Wound up, disproportionately fell to, and went uninterrupted. Behind each of these passive verbs are myriad active choices, assumptions, agreements, and a lot of momentum.
Taken together, these now well-documented gendered practices meant women and gender non-conforming people were less likely to frame campaigns, direct resources, and have the ability to create safety for all. It meant that feminist priorities around decision-making, family wellbeing, and safety went unheeded. Because neglecting gender analysis always has intersectional consequences, this in turn meant that not only were women harmed by sexual violence perpetrated by white men, but that black men were blamed for it. It also meant that women of color—who knew the most about the intersectional impacts of disaster on people in their communities—did not have the resources to address it and that social justice advocates could not often balance grassroots organizing, recovery advocacy, and meeting the basic needs of hurricane survivors.

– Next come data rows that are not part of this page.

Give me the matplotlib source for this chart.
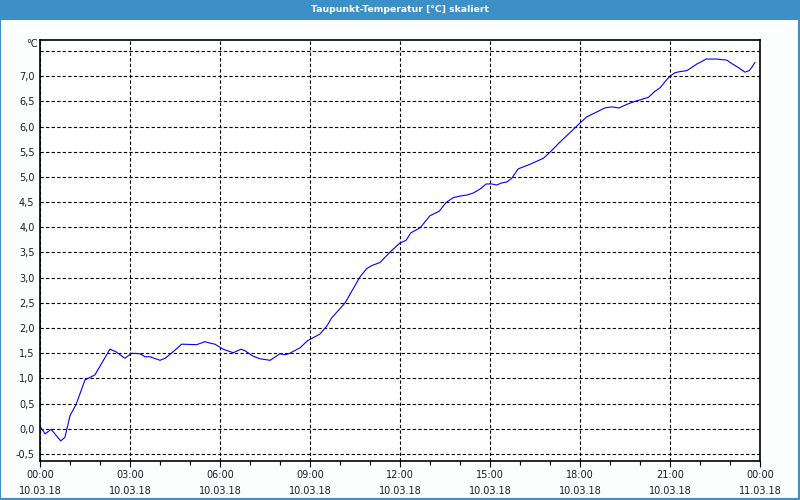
import pandas as pd
import matplotlib
matplotlib.use("Agg")
import matplotlib.pyplot as plt
import matplotlib.dates as mdates
from matplotlib.patches import Rectangle
from matplotlib.ticker import FuncFormatter, MultipleLocator

# Stunden ab 10.03.18 00:00 und Taupunkt in °C
hours = [0.0, 0.17, 0.37, 0.69, 0.83, 1.0, 1.2, 1.5, 1.83, 2.33, 2.53, 2.83,
         3.06, 3.33, 3.5, 3.67, 4.0, 4.17, 4.44, 4.72, 5.22, 5.5, 5.67, 5.83,
         6.11, 6.44, 6.7, 6.83, 7.11, 7.33, 7.67, 8.0, 8.17, 8.33, 8.67, 8.92,
         9.33, 9.56, 9.72, 10.17, 10.67, 10.89, 11.06, 11.33, 11.67, 12.0,
         12.2, 12.36, 12.67, 13.0, 13.31, 13.53, 13.78, 14.0, 14.22, 14.44,
         14.67, 14.87, 15.06, 15.22, 15.39, 15.56, 15.72, 15.94, 16.33, 16.78,
         17.0, 17.33, 17.72, 18.0, 18.22, 18.56, 18.83, 19.06, 19.3, 19.56,
         19.83, 20.06, 20.28, 20.5, 20.67, 20.89, 21.02, 21.17, 21.33, 21.56,
         21.72, 21.89, 22.06, 22.2, 22.56, 22.69, 22.89, 23.06, 23.28, 23.5,
         23.64, 23.72, 23.83]
taupunkt = [0.05, -0.10, -0.01, -0.24, -0.17, 0.26, 0.48, 0.97, 1.07, 1.58,
            1.53, 1.40, 1.50, 1.49, 1.43, 1.43, 1.36, 1.40, 1.53, 1.68, 1.67,
            1.73, 1.70, 1.68, 1.58, 1.51, 1.58, 1.55, 1.44, 1.39, 1.36, 1.49,
            1.47, 1.50, 1.61, 1.75, 1.88, 2.04, 2.20, 2.50, 3.02, 3.18, 3.24,
            3.30, 3.51, 3.69, 3.74, 3.89, 3.99, 4.23, 4.32, 4.49, 4.59, 4.62,
            4.64, 4.68, 4.76, 4.86, 4.86, 4.84, 4.88, 4.90, 4.97, 5.16, 5.25,
            5.37, 5.49, 5.69, 5.91, 6.07, 6.19, 6.29, 6.37, 6.39, 6.37, 6.44,
            6.50, 6.54, 6.58, 6.70, 6.77, 6.93, 7.01, 7.07, 7.09, 7.11, 7.17,
            7.24, 7.29, 7.34, 7.34, 7.33, 7.32, 7.25, 7.17, 7.08, 7.11, 7.17,
            7.27]

title = "Taupunkt-Temperatur [°C] skaliert"
start = pd.Timestamp("2018-03-10 00:00")
end = pd.Timestamp("2018-03-11 00:00")
times = start + pd.to_timedelta(hours, unit="h")

blue = "#3d90c7"
txt = "#1a1a2e"

fig = plt.figure(figsize=(8, 5), dpi=100, facecolor="#fcfefd")
fig.patches.append(Rectangle((0, 0.96), 1, 0.04, transform=fig.transFigure,
                             facecolor=blue, edgecolor="none"))
fig.patches.append(Rectangle((0.0006, 0.002), 0.998, 0.997, transform=fig.transFigure,
                             facecolor="none", edgecolor=blue, linewidth=1.5))
fig.text(0.5, 0.981, title, color="white", ha="center", va="center",
         fontsize=6.7, fontweight="bold")

ax = fig.add_axes([0.05, 0.0786, 0.9, 0.8408])
ax.set_facecolor("white")
ax.plot(times, taupunkt, color="#0000ff", linewidth=0.8)

ax.set_xlim(start, end)
ax.set_ylim(-0.633, 7.712)
ax.yaxis.set_major_locator(MultipleLocator(0.5))
# 7,5 hat kein Label, dort steht die Einheit
ax.yaxis.set_major_formatter(FuncFormatter(
    lambda v, p: "" if v > 7.25 else f"{v:.1f}".replace(".", ",")))
ax.xaxis.set_major_locator(mdates.HourLocator(interval=3))
ax.xaxis.set_minor_locator(mdates.HourLocator())
ax.xaxis.set_major_formatter(mdates.DateFormatter("%H:%M\n%d.%m.%y"))

ax.grid(True, which="major", color="black", linestyle=(0, (3, 2)), linewidth=0.8)
for s in ax.spines.values():
    s.set_color("black")
    s.set_linewidth(1.2)

ax.tick_params(axis="x", which="major", length=4, width=0.8, pad=3,
               labelsize=7, labelcolor=txt)
ax.tick_params(axis="x", which="minor", length=3, width=0.8)
ax.tick_params(axis="y", length=0, pad=4, labelsize=7, labelcolor=txt)
for lab in ax.get_xticklabels():
    lab.set_linespacing(1.75)

fig.text(0.047, 0.912, "°C", ha="right", va="center", fontsize=7, color=txt)

fig.savefig("out.png", dpi=100, facecolor=fig.get_facecolor())
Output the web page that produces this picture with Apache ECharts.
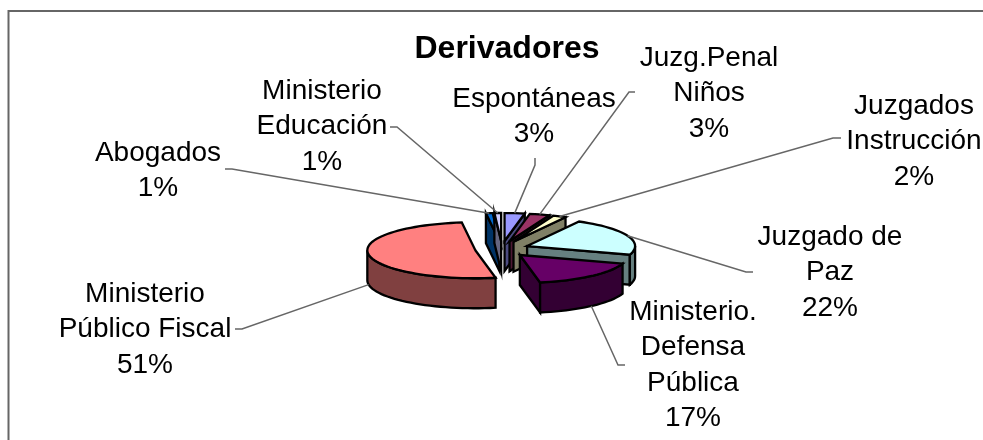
<!DOCTYPE html>
<html>
<head>
<meta charset="utf-8">
<style>
  html, body { margin: 0; padding: 0; background: #fff; }
  #main { width: 983px; height: 440px; }
</style>
<script src="https://cdn.jsdelivr.net/npm/echarts@6/dist/echarts.min.js"></script>
</head>
<body>
<div id="main"></div>
<script>
// datos, en el orden de las porciones (sentido horario desde arriba)
var categories = ['Espontáneas', 'Juzg.Penal\nNiños', 'Juzgados\nInstrucción', 'Juzgado de\nPaz',
  'Ministerio.\nDefensa\nPública', 'Ministerio\nPúblico Fiscal', 'Abogados', 'Ministerio\nEducación'];
var values = [3, 3, 2, 22, 17, 51, 1, 1];
var topColors = ['#9999FF', '#993366', '#FFFFCC', '#CCFFFF', '#660066', '#FF8080', '#0066CC', '#CCCCFF'];
var sideColors = ['#4C4C80', '#4C1933', '#808066', '#668080', '#330033', '#804040', '#003366', '#666680'];

// geometria del pastel
var cx = 502, cy = 249, rx = 108, ry = 28, depth = 30;
var explodeX = 27, explodeY = 8;

// centro del rotulo [x, y primera linea]
var labelPos = [[534, 99], [709, 58], [914, 106], [830, 237], [693, 312], [145, 294], [158, 153], [322, 91]];
// guia: desde el rotulo hasta el codo
var leaders = [
  [[535, 158], [535, 165]],
  [[635, 92], [629, 92]],
  [[841, 138], [833, 138]],
  [[753, 272], [746, 272]],
  [[625, 365], [618, 365]],
  [[235, 329], [242, 329]],
  [[225, 169], [232, 169]],
  [[390, 127], [397, 127]]
];

var total = values.reduce(function (a, b) { return a + b; }, 0);
var rad = Math.PI / 180;

function rimPoint(c, t, dz) {
  return [c[0] + rx * Math.sin(t * rad), c[1] - ry * Math.cos(t * rad) + (dz || 0)];
}

function arcPoints(c, a, b, dz) {
  var pts = [];
  var n = Math.max(2, Math.ceil((b - a) / 3));
  for (var i = 0; i <= n; i++) pts.push(rimPoint(c, a + (b - a) * i / n, dz));
  return pts;
}

function shape(points, fill) {
  return {
    type: 'polygon',
    shape: { points: points },
    style: { fill: fill, stroke: '#000', lineWidth: 2.3, lineJoin: 'miter', miterLimit: 10 }
  };
}

function renderSlice(params, api) {
  var i = params.dataIndex;
  var before = 0;
  for (var k = 0; k < i; k++) before += values[k];
  var a = before / total * 360;
  var b = (before + api.value(0)) / total * 360;
  var mid = (a + b) / 2;
  var c = [cx + explodeX * Math.sin(mid * rad), cy - explodeY * Math.cos(mid * rad)];
  var low = [c[0], c[1] + depth];
  var kids = [];

  // paredes radiales que miran al frente
  if (Math.sin(a * rad) < 0) {
    kids.push(shape([c, rimPoint(c, a), rimPoint(c, a, depth), low], sideColors[i]));
  }
  if (Math.sin(b * rad) > 0) {
    kids.push(shape([c, rimPoint(c, b), rimPoint(c, b, depth), low], sideColors[i]));
  }
  // borde curvo delantero
  var fa = Math.max(a, 90), fb = Math.min(b, 270);
  if (fb > fa) {
    kids.push(shape(arcPoints(c, fa, fb, 0).concat(arcPoints(c, fa, fb, depth).reverse()), sideColors[i]));
  }
  // cara superior
  kids.push(shape([c].concat(arcPoints(c, a, b, 0)), topColors[i]));

  // guia
  var frontMid = Math.cos(mid * rad) < 0;
  var guide = leaders[i].concat([rimPoint(c, mid, frontMid ? depth : 0)]);
  kids.push({
    type: 'polyline',
    z2: 20,
    shape: { points: guide },
    style: { fill: null, stroke: '#666', lineWidth: 1.5 }
  });
  // rotulo
  kids.push({
    type: 'text',
    z2: 30,
    style: {
      text: categories[i] + '\n' + api.value(0) + '%',
      x: labelPos[i][0],
      y: labelPos[i][1] - 18,
      align: 'center',
      verticalAlign: 'top',
      font: '28px "Liberation Sans"',
      lineHeight: 35.6,
      fill: '#000'
    }
  });
  return { type: 'group', children: kids };
}

var chart = echarts.init(document.getElementById('main'));
chart.setOption({
  animation: false,
  backgroundColor: '#fff',
  title: {
    text: 'Derivadores',
    left: 502,
    top: 28,
    textAlign: 'center',
    textStyle: { fontFamily: 'Liberation Sans', fontSize: 32, fontWeight: 'bold', color: '#000' }
  },
  graphic: [{
    type: 'polyline',
    shape: { points: [[8.5, 440], [8.5, 11], [983, 11]] },
    style: { fill: null, stroke: '#666', lineWidth: 2 }
  }],
  series: [{
    type: 'custom',
    coordinateSystem: 'none',
    renderItem: renderSlice,
    data: values.map(function (v) { return [v]; })
  }]
});
</script>
</body>
</html>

In order to do it differently these groups would have had to embrace an intersectional race, class, and gender analysis and use it to audit their daily decisions and practices, even or especially those that seemed like common sense.
Recognizing the need to take race, class, and gender into account in every facet of recovery activity is a first step to rebuilding communities that do not re-entrench the disastrous parts of how it was before.
Rachel Luft is associate professor of sociology at Seattle University. Her primary areas of research are race, gender, intersectionality, and social movements, often in the context of disaster. For years following Hurricane Katrina, which struck while she was teaching at the University of New Orleans, she was a participant observer in grassroots social movement responses to the disaster.